The golf swing is a thing of beauty. Complicated enough to remain at least intermittently a mystery even to the greatest players, it requires the same combination of concentrated, practiced attention, together with mental relaxation and spontaniety, as a perfect brushstroke by a master calligrapher. Care too much, and you will screw up; be too concerned about results, and you will not get results. Want the ball to go up? Then you must hit down on it. Muscle your swing, and the ball will fall short—but relax and swing easily, and the ball will go far. Aggression goes unrewarded. Anger never helps. It’s almost a perfectly transparent manifestation of the state of your mind and your ability to control your mind—the closest thing to meditation you can do in company. I’m convinced that golf is the #1 way in which the principles of Eastern religions enter into the actual experience of the average upper-class and upper-middle-class American male. I know of no more perfect embodiment of the principles of Zen.

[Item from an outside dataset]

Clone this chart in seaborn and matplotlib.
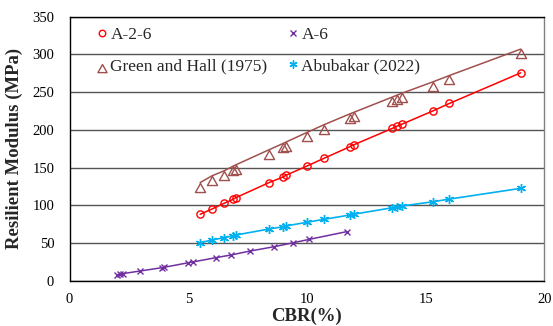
import matplotlib
matplotlib.use("Agg")
import matplotlib.pyplot as plt
import seaborn as sns
import pandas as pd
import numpy as np
from matplotlib.path import Path

# ---- data ----
cbr = [5.5, 6.0, 6.5, 6.9, 7.0, 8.4, 9.0, 9.1, 10.0, 10.7, 11.8, 12.0,
       13.6, 13.8, 14.0, 15.3, 16.0, 19.0]
mr_a26 = [88, 95, 102.5, 108, 110, 130, 137.5, 139.5, 152, 162, 177.5, 180.5,
          202, 205, 207.5, 225, 235, 275.5]
mr_green_hall = [130, 139, 145.5, 152, 153.5, 173.5, 182, 183.5, 196.5, 206.5,
                 221, 223.5, 243.5, 246, 248.5, 263.5, 272, 307]
mr_abubakar = [50.3, 54, 57, 59.6, 60.5, 68.5, 71.5, 72.5, 77.4, 81.3, 87, 88.3,
               96.7, 98, 99, 104.6, 108.2, 122.4]

cbr_a6 = [2.0, 2.13, 2.27, 2.97, 3.88, 3.98, 5.0, 5.19, 6.16, 6.79, 7.6, 8.61,
          9.42, 10.1, 11.67]
mr_a6 = [7.5, 8.5, 9.5, 12.8, 17.2, 17.7, 23.8, 24.8, 30.5, 34, 39.3, 45,
         50.3, 54.8, 65]

x_ticks = [0, 5, 10, 15, 20]
y_ticks = [0, 50, 100, 150, 200, 250, 300, 350]

sns.set_theme(style="white")
plt.rcParams['font.family'] = ['Liberation Serif', 'DejaVu Serif']

fig = plt.figure(figsize=(5.53, 3.26), dpi=100)
ax = fig.add_axes([0.1257, 0.139, 0.9846 - 0.1257, 0.949 - 0.139])

# triangle marker whose apex sits at the data point
tri = Path([(0, 0), (-0.9, -1.6), (0.9, -1.6), (0, 0)],
           [Path.MOVETO, Path.LINETO, Path.LINETO, Path.CLOSEPOLY])

df1 = pd.DataFrame({"CBR": cbr, "MR": mr_a26})
df2 = pd.DataFrame({"CBR": cbr_a6, "MR": mr_a6})
df3 = pd.DataFrame({"CBR": cbr, "MR": mr_green_hall})
df4 = pd.DataFrame({"CBR": cbr, "MR": mr_abubakar})

c_red = "#FF0000"
c_pur = "#7030A0"
c_brn = "#A0504D"
c_cyan = "#00B0F0"

sns.lineplot(data=df1, x="CBR", y="MR", ax=ax, color=c_red, lw=1.1,
             marker="o", markersize=5.2, markerfacecolor="none",
             markeredgecolor=c_red, markeredgewidth=1.0, estimator=None,
             sort=False, label="A-2-6")
sns.lineplot(data=df2, x="CBR", y="MR", ax=ax, color=c_pur, lw=1.1,
             marker="x", markersize=4.5, markeredgecolor=c_pur,
             markeredgewidth=1.0, estimator=None, sort=False, label="A-6")
sns.lineplot(data=df3, x="CBR", y="MR", ax=ax, color=c_brn, lw=1.1,
             marker=tri, markersize=13, markerfacecolor="none",
             markeredgecolor=c_brn, markeredgewidth=1.0, estimator=None,
             sort=False, label="Green and Hall (1975)")
sns.lineplot(data=df4, x="CBR", y="MR", ax=ax, color=c_cyan, lw=1.2,
             marker=(6, 2, 0), markersize=6.5, markeredgecolor=c_cyan,
             markeredgewidth=1.0, estimator=None, sort=False,
             label="Abubakar (2022)")

ax.set_xlim(0, 20)
ax.set_ylim(0, 350)
ax.set_xticks(x_ticks)
ax.set_yticks(y_ticks)
ax.yaxis.grid(True, color="#555555", lw=1.0)
ax.xaxis.grid(False)
ax.set_axisbelow(True)
for s in ["left", "bottom", "top"]:
    ax.spines[s].set_color("black")
    ax.spines[s].set_linewidth(1.0)
ax.spines["right"].set_color("#808080")
ax.spines["right"].set_linewidth(1.0)
ax.tick_params(axis="both", length=0, labelsize=10.5, colors="black")
ax.tick_params(axis="y", pad=11)
ax.tick_params(axis="x", pad=9)

ax.set_xlabel("CBR(%)", fontsize=13.5, fontweight="bold", labelpad=1)
ax.set_ylabel("Resilient Modulus (MPa)", fontsize=13.5, fontweight="bold",
              labelpad=7)

handles, labels = ax.get_legend_handles_labels()
hmap = dict(zip(labels, handles))
order = ["A-2-6", "Green and Hall (1975)", "A-6", "Abubakar (2022)"]
leg = ax.legend([hmap[k] for k in order], order, ncol=2, loc="upper left",
                bbox_to_anchor=(0.035, 1.0), frameon=False, fontsize=12.5,
                handlelength=0.6, handletextpad=0.2, columnspacing=1.15,
                markerscale=0.9, labelspacing=0.85, borderaxespad=0.2)
for h in leg.legend_handles:
    h.set_linestyle("none")

fig.savefig("out.png", dpi=100)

It is ultimately non-competitive. No one wins, no one loses—just like in kindergarden, but without the condescension (“it's a tie! Everybody wins!” my kindergarten teacher used to say, to my even prepubescent annoyance). You play against “par”—a mythical idea of potential; against the course, which turns from friend to foe and back again like the weather does, only more quickly; and against yourself, your own moods, cognition, coordination, and past record. Any further competition is added on...contrived by the players in their desire to be competitive. Compare this to a footrace: in a footrace, somebody has to win. It’s inherent in the concept. Golf is the opposite—it’s inherently noncompetitive, and you can overlay competition on top of it if you want to.

And it’s non-sexist and non-ageist. Want your daughters to play college football? Good luck. Want to be playing playground hoops with the guys at 70? Hope you drank your milk and ate your broccoli when you were young, sport. In golf, not only can men and women both play, they can play in the same foursome. Grandparents can play with their grandchildren.

If golf is not a sport, then at least it’s the best game ever invented. Far from being stupid and useless, which I used to be convinced it was, I now think that my non-acceptance of golf was a function of immaturity. I just didn't understand. I’m not saying I understand entirely now. But I've been enlightened, at least.